-- begin Information supplied --
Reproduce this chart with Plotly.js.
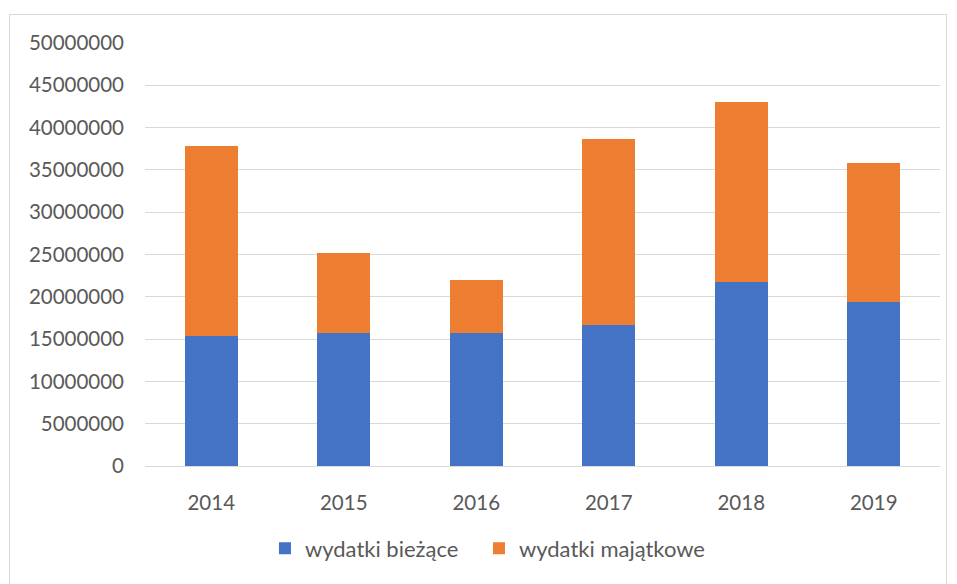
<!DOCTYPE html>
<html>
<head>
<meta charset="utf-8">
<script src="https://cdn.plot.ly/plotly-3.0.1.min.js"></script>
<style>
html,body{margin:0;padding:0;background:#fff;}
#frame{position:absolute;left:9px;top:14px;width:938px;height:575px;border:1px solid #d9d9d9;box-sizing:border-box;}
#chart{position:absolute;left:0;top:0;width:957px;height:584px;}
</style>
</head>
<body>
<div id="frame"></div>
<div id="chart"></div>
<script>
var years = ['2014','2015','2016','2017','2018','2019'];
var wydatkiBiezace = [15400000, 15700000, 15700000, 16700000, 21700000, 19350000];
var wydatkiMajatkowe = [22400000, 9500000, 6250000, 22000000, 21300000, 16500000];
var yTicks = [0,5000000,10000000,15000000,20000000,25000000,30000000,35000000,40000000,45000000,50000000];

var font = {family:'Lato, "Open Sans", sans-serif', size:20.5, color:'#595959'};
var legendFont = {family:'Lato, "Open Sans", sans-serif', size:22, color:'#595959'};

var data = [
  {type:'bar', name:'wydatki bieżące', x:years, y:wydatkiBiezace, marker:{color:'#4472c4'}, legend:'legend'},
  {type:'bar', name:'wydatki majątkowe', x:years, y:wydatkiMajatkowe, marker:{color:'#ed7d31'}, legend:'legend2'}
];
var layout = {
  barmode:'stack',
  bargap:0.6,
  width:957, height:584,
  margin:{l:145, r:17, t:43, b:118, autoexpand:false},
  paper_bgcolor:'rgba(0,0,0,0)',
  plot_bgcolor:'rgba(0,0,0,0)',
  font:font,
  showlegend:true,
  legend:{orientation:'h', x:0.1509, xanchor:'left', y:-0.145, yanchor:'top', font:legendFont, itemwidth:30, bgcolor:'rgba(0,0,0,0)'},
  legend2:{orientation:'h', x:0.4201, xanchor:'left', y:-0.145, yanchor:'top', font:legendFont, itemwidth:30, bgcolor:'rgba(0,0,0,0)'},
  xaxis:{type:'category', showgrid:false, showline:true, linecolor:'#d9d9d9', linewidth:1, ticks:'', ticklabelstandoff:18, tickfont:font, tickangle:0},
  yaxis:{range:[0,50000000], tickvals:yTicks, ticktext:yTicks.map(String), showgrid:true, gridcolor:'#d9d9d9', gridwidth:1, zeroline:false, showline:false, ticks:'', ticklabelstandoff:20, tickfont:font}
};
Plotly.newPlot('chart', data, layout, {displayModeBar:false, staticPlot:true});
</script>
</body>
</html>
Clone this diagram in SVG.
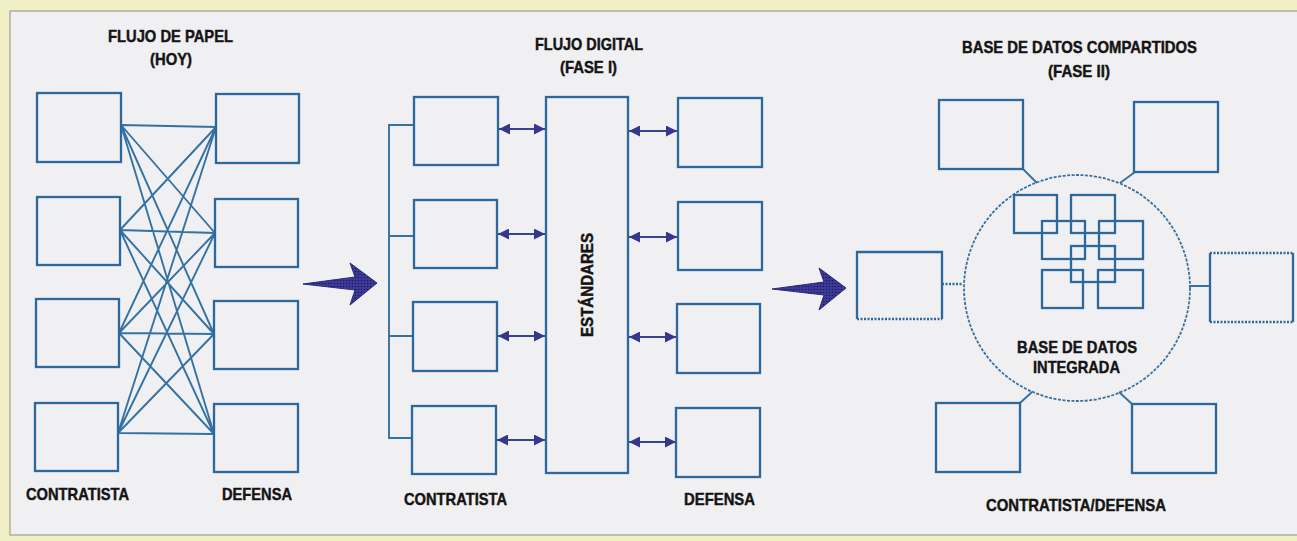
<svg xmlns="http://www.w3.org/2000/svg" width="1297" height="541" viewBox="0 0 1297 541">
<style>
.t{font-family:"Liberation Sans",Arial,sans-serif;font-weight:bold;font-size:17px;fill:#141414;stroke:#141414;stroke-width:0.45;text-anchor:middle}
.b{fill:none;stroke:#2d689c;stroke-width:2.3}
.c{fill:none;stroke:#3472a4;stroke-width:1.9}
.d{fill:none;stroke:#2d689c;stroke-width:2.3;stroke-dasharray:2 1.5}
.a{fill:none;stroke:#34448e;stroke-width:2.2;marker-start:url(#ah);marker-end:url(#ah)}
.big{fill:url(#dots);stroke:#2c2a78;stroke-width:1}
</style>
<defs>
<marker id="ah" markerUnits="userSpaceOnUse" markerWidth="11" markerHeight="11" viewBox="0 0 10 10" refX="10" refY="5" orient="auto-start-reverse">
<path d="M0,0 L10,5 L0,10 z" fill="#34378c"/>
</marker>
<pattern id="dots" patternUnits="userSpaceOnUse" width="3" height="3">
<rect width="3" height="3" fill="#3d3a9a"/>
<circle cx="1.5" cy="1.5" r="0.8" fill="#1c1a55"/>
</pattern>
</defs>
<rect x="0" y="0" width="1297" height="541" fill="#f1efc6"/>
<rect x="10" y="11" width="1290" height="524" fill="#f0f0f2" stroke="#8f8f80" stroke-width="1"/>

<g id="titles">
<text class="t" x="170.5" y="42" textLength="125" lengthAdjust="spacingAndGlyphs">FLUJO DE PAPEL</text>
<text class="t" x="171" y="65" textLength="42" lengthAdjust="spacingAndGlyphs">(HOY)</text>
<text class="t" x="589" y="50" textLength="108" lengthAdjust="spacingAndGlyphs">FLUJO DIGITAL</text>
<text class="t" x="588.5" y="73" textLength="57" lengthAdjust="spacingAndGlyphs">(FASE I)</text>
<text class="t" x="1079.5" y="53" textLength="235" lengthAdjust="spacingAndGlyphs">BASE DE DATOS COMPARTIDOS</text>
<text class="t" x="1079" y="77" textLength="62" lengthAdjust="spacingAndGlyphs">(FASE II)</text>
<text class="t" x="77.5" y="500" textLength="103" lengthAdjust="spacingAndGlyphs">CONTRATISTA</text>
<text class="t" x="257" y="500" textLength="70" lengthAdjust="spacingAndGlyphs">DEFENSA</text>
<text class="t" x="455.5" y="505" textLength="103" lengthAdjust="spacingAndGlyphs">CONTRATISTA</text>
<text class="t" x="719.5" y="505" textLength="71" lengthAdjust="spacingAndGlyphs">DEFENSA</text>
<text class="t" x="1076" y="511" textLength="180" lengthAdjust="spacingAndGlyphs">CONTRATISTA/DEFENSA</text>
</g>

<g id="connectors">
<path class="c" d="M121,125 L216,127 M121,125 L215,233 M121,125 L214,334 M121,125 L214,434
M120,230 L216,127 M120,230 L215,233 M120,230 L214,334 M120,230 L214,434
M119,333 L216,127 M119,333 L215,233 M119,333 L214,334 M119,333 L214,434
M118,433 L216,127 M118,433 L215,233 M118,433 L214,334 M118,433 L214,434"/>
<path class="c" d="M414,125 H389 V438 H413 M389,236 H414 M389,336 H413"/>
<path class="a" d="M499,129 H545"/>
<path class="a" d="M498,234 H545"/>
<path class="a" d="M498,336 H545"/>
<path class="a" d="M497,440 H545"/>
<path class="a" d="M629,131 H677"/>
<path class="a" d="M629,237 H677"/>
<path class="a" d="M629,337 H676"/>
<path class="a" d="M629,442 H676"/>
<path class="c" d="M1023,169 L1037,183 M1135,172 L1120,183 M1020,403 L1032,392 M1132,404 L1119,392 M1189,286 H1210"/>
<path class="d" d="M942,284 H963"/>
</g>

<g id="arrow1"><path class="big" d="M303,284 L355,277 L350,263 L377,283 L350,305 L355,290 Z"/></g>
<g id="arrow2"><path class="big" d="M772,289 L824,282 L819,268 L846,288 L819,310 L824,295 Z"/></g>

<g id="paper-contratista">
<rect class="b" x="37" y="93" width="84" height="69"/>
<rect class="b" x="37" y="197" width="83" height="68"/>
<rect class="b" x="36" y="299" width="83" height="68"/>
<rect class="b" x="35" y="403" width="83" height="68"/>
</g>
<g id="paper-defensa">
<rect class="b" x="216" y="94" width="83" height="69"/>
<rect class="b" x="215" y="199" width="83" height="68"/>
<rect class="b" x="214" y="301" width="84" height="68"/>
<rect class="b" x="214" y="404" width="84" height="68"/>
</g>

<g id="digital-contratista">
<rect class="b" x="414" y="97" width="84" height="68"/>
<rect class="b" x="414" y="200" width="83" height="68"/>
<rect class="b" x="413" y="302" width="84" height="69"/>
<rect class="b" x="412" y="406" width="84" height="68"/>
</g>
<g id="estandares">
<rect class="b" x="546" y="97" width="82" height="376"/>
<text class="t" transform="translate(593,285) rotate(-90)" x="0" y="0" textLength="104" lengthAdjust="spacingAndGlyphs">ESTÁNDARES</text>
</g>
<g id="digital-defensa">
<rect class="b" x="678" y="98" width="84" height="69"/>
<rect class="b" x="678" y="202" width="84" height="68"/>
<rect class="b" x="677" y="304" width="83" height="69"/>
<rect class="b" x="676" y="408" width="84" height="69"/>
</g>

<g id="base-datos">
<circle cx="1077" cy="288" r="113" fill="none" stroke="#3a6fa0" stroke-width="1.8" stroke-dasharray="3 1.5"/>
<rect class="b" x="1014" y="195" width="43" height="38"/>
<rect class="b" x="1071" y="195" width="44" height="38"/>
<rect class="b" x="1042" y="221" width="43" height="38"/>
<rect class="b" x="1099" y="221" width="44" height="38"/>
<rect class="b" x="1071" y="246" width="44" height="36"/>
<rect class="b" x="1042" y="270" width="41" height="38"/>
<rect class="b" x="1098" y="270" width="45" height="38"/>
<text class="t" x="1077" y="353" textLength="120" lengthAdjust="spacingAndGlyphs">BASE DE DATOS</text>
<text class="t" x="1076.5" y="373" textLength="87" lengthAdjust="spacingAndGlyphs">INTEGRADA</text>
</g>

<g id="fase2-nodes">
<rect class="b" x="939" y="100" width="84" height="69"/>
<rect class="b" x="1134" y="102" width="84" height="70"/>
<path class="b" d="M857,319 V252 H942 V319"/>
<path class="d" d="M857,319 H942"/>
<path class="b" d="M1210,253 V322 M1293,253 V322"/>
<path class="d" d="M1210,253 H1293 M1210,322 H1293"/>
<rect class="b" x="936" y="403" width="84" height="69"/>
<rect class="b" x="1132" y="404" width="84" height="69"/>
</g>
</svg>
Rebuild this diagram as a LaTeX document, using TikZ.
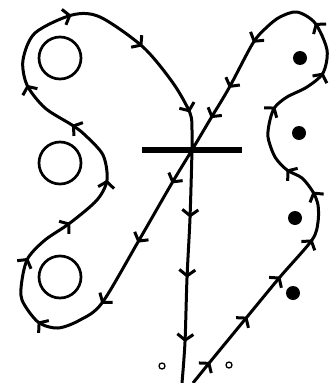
-- end Information supplied --
Using the records above, list each line that includes "this".

Reproduce this chart with Plotly.js.
Clone this diagram in SVG.
Rebuild this diagram as a LaTeX document, using TikZ.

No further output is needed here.